2007, Year of the NeoCon?

Jeff Huber at Pen and Sword
I don't like to fall into full-bore paranoia, but after watching the Bush administration for six years, I'm more inclined to credit conspiracy theories than I am to believe in coincidence. One the eve of Mr. Bush's New Year's announcement about his new Iraq strategy, I more than suspect that America is about to be pushed into a full bore neoconservative policy of militarization from which it will take decades or longer to extract ourselves.

Over at Juan Cole's Informed Comment, Larisa Alexandrovna paints a grim and all too likely scenario:
The administration is stalling as it supposedly weighs its Iraq options, when in fact they have already made their decision… One need only look at the slow leaks coming out, not the least of which was Joe Lieberman’s op-ed in the Washington Post, to understand that we are going to be sending more troops to Iraq…

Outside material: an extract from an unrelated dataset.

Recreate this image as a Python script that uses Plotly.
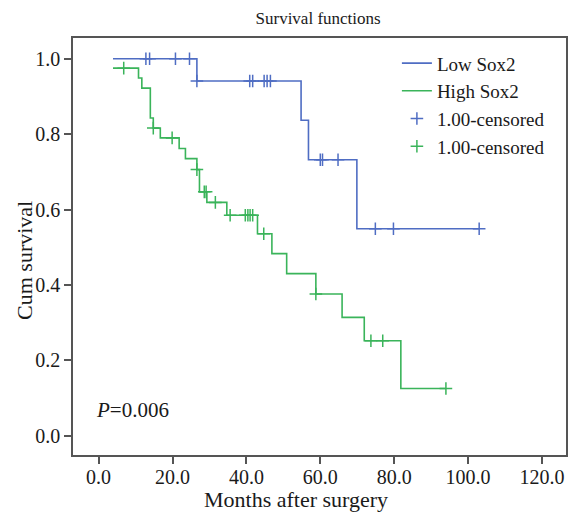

In the meantime, naval carriers are deployed to send Iran “a warning,” as though the threats thus far and the passing of sanctions are not warning enough. Add to that the detainment of Iranian diplomats invited to Iraq by the Iraqi leadership. Why is the US arresting diplomats invited to a country that the US claims is a sovereign nation governing itself?

…given this entire context, ask yourself again why Saddam Hussein is being executed now, during Hajj even? What is the urgency?